Mossberg Blog

Turkey Season Field Safety

Ahhh, turkey season! For most of us, the anticipation is much like that of a 5-year old trying to sleep on Christmas Eve. While turkey hunting is crazy fun, care and caution must be taken to avoid any traumatic situations in the field. Here are a few quick tips to ensure you have a safe and fun spring turkey season:

Check Your First Aid Kit

I keep a compact first aid kit in my hunting pack and saddle bags for any hunting adventure. Bandaging supplies, SAM splints, wound care products, suture materials (only if you are experienced!) and analgesics such as acetaminophen or ibuprofen. I also keep iodine tabs to mix with water- this not only aids in safe water consumption, it can function as a clean wound irrigation fluid. Each spring, I check for outdates and packaging integrity to ensure I am prepared for the upcoming seasons.

Don’t Get Lost

Getting lost is a real thing. I am a big proponent of using apps like BaseMap or onX Maps not only to ensure I don’t happen on private land, but also to know exactly where I am and how to get back. Sadly, I have no sense of direction…and these apps are extremely helpful for someone like me!

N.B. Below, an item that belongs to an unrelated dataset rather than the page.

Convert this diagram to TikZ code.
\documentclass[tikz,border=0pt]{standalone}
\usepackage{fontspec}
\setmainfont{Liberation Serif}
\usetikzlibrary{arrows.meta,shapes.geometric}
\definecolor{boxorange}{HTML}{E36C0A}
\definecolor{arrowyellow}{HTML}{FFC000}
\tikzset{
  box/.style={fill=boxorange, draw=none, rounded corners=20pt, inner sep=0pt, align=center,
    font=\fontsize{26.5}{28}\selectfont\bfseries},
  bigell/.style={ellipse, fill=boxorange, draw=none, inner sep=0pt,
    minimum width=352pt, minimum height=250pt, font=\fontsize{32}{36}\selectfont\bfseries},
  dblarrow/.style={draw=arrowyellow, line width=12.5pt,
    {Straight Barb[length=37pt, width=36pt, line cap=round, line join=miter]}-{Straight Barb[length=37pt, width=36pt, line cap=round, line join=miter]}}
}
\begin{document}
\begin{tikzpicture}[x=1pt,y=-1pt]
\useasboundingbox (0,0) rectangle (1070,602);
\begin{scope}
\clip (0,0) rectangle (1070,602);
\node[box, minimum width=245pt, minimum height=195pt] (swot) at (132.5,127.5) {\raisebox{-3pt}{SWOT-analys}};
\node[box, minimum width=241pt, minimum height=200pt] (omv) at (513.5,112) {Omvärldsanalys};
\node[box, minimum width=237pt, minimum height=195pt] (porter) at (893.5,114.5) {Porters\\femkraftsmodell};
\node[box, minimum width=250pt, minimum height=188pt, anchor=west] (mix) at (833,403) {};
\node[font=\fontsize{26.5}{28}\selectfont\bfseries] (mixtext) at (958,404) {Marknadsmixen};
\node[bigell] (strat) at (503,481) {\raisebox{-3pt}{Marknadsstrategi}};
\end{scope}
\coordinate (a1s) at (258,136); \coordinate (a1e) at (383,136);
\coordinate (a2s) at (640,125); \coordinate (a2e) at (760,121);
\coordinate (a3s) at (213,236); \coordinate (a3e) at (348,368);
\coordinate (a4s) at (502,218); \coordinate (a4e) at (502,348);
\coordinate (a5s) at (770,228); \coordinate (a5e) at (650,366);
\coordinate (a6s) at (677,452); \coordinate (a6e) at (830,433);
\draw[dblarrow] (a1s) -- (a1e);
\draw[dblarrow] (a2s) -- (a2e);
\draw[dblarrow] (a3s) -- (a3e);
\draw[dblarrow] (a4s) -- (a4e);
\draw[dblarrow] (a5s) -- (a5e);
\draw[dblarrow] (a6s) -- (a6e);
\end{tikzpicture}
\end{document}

Let someone know where you are and when you plan to return. Anything can happen at any time. Illness and injury are never expected. A quick response by a loved one should you not show up at your scheduled time can mean the difference between life and death.

Watch the Weather

Springtime temperatures and weather patterns can be variable and will change quickly. Be prepared with rain gear, additional dry gloves and head wear. I always keep a small fire starter kit in my pack that has a lighter and some quick light products. A fire can make the difference between mild discomfort and hypothermia.

General Safety

  • Always ensure you have properly identified your target before ever taking a shot. Never fire at sounds and never fire into brush you cannot visualize. Always ensure you have a clear backdrop before taking a shot.
  • Always keep the muzzle of your shotgun pointed safely away from anyone. Watch your safety frequently. I speak from experience on this one as I have mistakenly had my gun off safety. Watch this closely.
  • Ticks. Egads. If you hunt in an area with ticks, utilize your choice of tick repellent and do a thorough tick check after returning from the field.

Camouflage

Wear your choice of camouflage and avoid wearing any reds or blacks as these colors could be mistaken for a turkey.

When You’re Finished

  • Once your hunt is over, unload your shotgun and ensure you have no shells left inside. Often, I will place an empty chamber indicator in the action to keep the action open and show all others that you are indeed not live.
  • Keep the muzzle of the shotgun pointed to the floorboards when transporting in a vehicle. Do not allow the muzzle to point up or toward others in the vehicle.

Following the aforementioned suggestions, you can ensure you will have a safe and fun spring hunt.

So get on out there and bag your birds!